__TASK REQUIREMENTS__
In the listing that follows, how many lines contain "this"? Give the number only.

__INFORMATION SUPPLIED__
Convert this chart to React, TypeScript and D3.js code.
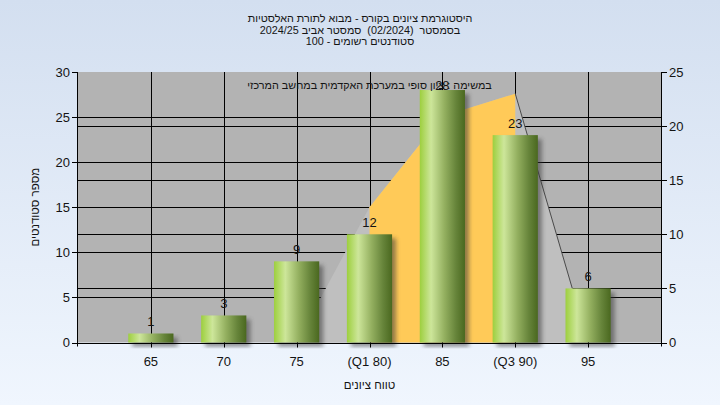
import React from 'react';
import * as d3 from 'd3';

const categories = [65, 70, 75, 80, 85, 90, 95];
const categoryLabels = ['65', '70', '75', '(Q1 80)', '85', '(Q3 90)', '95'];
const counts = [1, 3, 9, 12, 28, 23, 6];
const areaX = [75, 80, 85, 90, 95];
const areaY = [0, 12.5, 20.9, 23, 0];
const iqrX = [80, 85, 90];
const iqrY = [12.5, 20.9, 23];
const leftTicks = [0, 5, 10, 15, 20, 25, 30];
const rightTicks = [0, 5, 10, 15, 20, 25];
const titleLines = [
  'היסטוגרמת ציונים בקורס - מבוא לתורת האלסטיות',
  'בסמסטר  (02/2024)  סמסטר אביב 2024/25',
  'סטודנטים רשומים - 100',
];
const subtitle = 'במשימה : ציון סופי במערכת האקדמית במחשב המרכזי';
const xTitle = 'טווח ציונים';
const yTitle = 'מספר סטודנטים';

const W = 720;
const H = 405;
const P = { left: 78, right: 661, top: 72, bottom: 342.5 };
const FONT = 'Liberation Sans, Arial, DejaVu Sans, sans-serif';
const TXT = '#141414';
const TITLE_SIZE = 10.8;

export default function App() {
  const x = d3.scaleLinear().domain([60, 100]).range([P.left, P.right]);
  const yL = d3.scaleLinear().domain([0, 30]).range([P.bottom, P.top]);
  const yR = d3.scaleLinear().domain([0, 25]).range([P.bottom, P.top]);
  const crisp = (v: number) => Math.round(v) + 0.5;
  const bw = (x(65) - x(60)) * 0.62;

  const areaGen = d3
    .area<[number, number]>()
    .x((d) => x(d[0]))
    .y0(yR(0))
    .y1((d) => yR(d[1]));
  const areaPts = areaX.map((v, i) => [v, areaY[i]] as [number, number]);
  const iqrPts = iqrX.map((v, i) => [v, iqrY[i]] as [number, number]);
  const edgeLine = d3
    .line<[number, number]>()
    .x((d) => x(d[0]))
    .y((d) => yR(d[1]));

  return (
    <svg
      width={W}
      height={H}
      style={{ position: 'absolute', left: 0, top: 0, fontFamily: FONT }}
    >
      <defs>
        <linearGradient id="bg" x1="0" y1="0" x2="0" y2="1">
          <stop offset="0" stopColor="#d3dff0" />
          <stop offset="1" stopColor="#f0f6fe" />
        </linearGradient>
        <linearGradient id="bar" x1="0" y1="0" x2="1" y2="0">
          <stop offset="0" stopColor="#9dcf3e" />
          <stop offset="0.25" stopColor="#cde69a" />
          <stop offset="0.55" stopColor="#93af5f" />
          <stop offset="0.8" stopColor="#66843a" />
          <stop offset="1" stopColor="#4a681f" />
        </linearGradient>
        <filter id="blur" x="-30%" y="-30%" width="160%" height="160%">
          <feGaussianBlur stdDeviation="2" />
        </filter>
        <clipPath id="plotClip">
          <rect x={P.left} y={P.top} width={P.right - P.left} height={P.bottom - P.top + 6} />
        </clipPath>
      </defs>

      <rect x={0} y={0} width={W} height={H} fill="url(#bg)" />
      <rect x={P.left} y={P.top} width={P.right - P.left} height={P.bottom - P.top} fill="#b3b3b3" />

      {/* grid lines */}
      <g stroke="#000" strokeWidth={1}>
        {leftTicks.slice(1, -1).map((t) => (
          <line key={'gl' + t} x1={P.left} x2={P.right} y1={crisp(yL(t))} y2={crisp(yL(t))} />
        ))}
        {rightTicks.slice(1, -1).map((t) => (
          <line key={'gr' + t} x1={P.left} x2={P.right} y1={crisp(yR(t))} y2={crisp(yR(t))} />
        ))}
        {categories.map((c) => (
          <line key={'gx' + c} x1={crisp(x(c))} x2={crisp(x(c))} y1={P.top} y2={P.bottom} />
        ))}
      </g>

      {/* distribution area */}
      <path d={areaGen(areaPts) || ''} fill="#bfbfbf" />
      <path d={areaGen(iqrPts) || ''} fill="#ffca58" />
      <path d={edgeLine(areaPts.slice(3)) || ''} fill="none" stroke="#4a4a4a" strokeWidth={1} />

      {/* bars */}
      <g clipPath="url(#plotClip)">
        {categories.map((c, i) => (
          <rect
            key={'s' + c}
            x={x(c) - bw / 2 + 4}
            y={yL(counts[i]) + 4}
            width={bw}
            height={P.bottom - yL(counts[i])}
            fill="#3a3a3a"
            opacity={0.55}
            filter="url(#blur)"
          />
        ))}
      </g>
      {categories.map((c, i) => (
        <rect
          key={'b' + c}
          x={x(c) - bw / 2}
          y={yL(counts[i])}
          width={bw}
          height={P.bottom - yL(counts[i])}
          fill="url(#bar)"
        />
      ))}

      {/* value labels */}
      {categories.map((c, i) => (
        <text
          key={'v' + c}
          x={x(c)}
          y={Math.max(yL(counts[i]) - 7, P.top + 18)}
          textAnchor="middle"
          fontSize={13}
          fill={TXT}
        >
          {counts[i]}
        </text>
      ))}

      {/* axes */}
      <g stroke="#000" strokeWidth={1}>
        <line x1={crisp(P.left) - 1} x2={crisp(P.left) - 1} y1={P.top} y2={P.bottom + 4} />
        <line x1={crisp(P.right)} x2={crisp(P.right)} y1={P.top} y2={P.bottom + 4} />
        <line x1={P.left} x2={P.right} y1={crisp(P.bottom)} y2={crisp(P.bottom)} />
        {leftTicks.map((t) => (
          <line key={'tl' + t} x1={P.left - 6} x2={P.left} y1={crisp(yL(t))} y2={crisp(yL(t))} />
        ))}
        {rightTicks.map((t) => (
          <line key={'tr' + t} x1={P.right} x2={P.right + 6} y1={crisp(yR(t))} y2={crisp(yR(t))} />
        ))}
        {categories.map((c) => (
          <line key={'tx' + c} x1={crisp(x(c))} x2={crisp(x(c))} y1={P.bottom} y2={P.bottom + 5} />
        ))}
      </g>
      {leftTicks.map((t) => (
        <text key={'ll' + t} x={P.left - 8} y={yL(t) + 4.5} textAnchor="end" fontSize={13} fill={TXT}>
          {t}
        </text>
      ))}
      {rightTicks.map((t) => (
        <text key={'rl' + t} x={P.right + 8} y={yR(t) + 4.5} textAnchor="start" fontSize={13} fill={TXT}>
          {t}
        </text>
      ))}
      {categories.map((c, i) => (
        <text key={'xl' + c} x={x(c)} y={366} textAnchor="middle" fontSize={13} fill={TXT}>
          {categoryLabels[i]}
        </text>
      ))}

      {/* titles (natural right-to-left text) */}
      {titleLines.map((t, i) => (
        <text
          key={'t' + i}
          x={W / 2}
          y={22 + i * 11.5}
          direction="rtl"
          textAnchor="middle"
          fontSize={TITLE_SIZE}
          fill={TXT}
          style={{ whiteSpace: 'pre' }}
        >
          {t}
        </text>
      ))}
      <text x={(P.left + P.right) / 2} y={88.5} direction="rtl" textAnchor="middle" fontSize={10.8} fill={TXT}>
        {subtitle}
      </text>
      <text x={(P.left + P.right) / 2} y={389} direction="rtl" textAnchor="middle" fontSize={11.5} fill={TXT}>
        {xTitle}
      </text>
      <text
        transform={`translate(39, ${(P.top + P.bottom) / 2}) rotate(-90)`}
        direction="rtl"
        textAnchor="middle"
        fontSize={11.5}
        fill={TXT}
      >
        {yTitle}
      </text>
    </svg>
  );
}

--

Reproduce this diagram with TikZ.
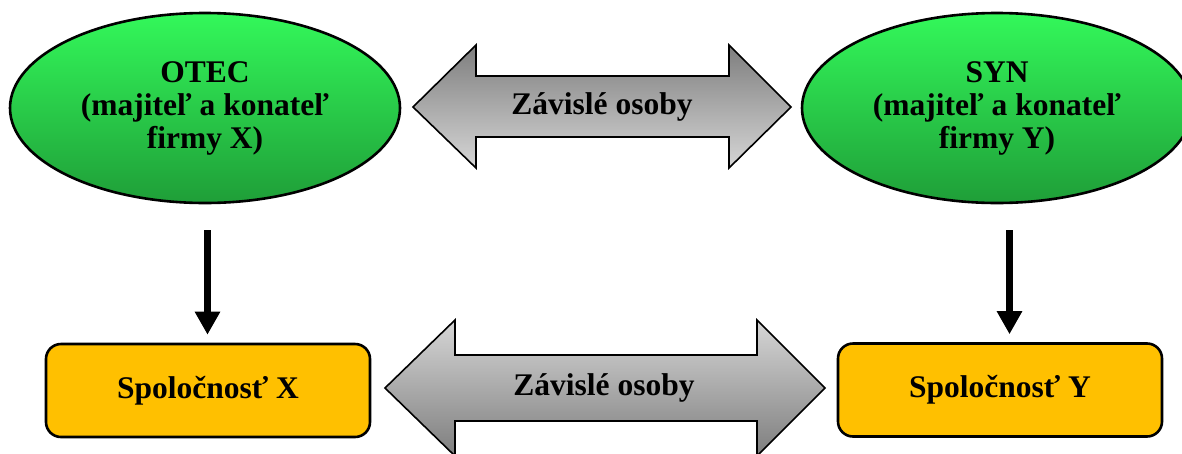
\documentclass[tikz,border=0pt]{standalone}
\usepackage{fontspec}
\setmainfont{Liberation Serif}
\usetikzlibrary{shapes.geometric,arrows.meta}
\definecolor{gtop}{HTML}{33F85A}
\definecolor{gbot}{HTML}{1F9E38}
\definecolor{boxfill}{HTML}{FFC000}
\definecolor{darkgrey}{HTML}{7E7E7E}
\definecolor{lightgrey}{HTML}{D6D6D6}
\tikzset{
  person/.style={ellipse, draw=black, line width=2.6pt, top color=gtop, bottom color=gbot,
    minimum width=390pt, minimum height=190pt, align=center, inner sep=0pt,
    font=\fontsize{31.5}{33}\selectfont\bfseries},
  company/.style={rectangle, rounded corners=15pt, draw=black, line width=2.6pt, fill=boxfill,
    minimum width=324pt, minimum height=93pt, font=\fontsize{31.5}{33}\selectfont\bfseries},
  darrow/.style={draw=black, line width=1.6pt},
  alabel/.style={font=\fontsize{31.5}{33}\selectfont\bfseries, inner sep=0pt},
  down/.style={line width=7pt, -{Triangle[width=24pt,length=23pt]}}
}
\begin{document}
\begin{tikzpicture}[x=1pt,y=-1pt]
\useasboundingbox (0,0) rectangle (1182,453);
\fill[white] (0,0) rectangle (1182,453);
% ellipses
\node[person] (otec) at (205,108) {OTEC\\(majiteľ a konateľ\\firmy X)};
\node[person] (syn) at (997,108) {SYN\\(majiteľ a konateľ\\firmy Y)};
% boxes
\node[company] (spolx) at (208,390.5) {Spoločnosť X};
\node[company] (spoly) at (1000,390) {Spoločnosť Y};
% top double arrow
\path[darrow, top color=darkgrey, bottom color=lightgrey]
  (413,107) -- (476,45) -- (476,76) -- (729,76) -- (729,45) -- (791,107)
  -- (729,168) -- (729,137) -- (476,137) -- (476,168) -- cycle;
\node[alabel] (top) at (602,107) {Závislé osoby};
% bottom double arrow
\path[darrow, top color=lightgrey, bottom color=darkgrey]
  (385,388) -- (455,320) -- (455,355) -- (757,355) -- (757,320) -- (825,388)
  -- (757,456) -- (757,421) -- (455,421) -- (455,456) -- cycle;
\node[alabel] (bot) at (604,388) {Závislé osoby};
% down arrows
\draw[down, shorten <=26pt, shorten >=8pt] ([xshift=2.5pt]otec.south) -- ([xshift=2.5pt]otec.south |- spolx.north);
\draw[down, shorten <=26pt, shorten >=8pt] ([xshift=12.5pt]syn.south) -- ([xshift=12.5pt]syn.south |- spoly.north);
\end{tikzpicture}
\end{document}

__EXERCISE ANSWER__
2